Blower's vivid depiction of the ongoing tussle between personal and political circumstance is made possible by an enormous array of primary material. An illuminating note on method makes clear that this project is only possible in the age of mass digitization, as text-searchable databases opened doors to obscure archives and family papers. Moreover, due to their relatively distinguished careers and financial resources, the class of people who were able to take a transatlantic flight in early 1943 were eminently more likely to have left personal archives and appeared in print than the majority of their compatriots.

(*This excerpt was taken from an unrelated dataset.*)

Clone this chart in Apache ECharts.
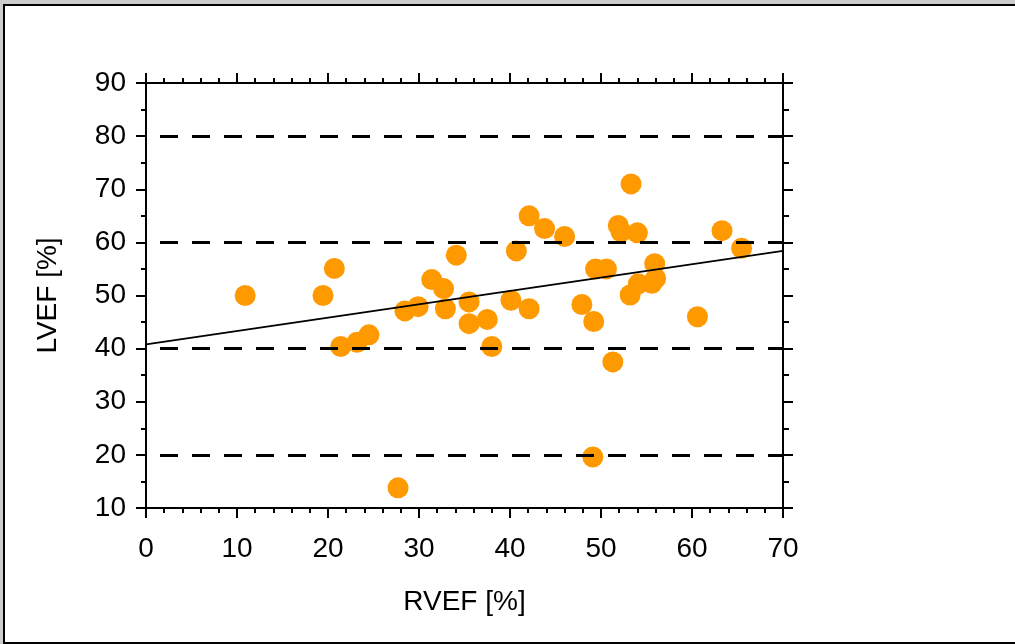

It is thanks to this archival abundance rather than absence that the author can state plainly in the front matter that “nothing that follows has been embellished” (xviii). Chapters follow the lives of the individual passengers, and the eponymous crash only rears into view in the book's conclusion, though brief airborne interludes at the end of each of its four chronological sections bring the reader back to its central premise. Piecing together such complex material is not simple work. An early chapter on the flight of Tamara and her family from central Ukraine to the United States during the worst pogroms of the Russian Civil War stands out as a remarkable feat of historical reconstruction and imagination, relying on little more than a handful of scrapbook clippings and allusions made in later interviews to pinpoint a young Jewish woman in the eye of a region-wide storm. Crucially, though, it is an imagination that need not be couched in novel methodologies or overreliance on the conditional mood.

The richness of the archival record allows the author to treat her subjects as people who inhabited fully lived lives rather than stand-ins for broader trends or constituencies. Still, particular sections give new insights into often elusive topics. The chapters on Ben Robertson, a South Carolina writer and gay man who identified as liberal yet was fervently committed to the Lost Cause, offers a startling window into the complexities and contradictions of “progressive” segregationist politics, even before those politics are transformed by his travels through Europe and Asia. Similar to Nan Enstad's work on corporate cigarette networks and Hazel Carby's memoirist approach to race and mobility in the British Empire, Blower uses transnational intimacies to illuminate otherwise abstract forces.

The biographical approach adopted here is of immense value to historians of US foreign relations. It is one thing, as Blower and other historians have done over the past two decades, to expose the myth that the interwar years marked the height of American isolation. It is quite another to demonstrate the depth of US citizens’ engagement with the world beyond their own nation's borders in such rich and varied detail. Americans move from the United States not just to Paris and London but to the oil fields of Romania or to India at the height of protest against British rule. In East Asia, the US-occupied Philippines also functions as a gateway into the Dutch and British empires. In addition to retracing the transnational and transimperial mobilities of her passengers, the author demonstrates a deep engagement with local circumstances. Even when subjects sealed themselves in Euro-American bubbles, Blower draws on secondary literature to show the non-American contexts that shaped their lives. This is very much a history of the United States in the world, not simply the United States and the world.

It is to the author's credit that readers may occasionally forget that this is not a work of fiction. The cinematic prose might leave readers yearning for the kind of chance encounter that only ever really happens on the big screen – besides the trial of one being covered by the newspaper that another worked for, the passengers’ stories never directly intersect before they board the Clipper. But even a story as extraordinary as this has its limits. This is an engaging, readable, and eminently useful work that demonstrates the value of transnational history in understanding global crisis.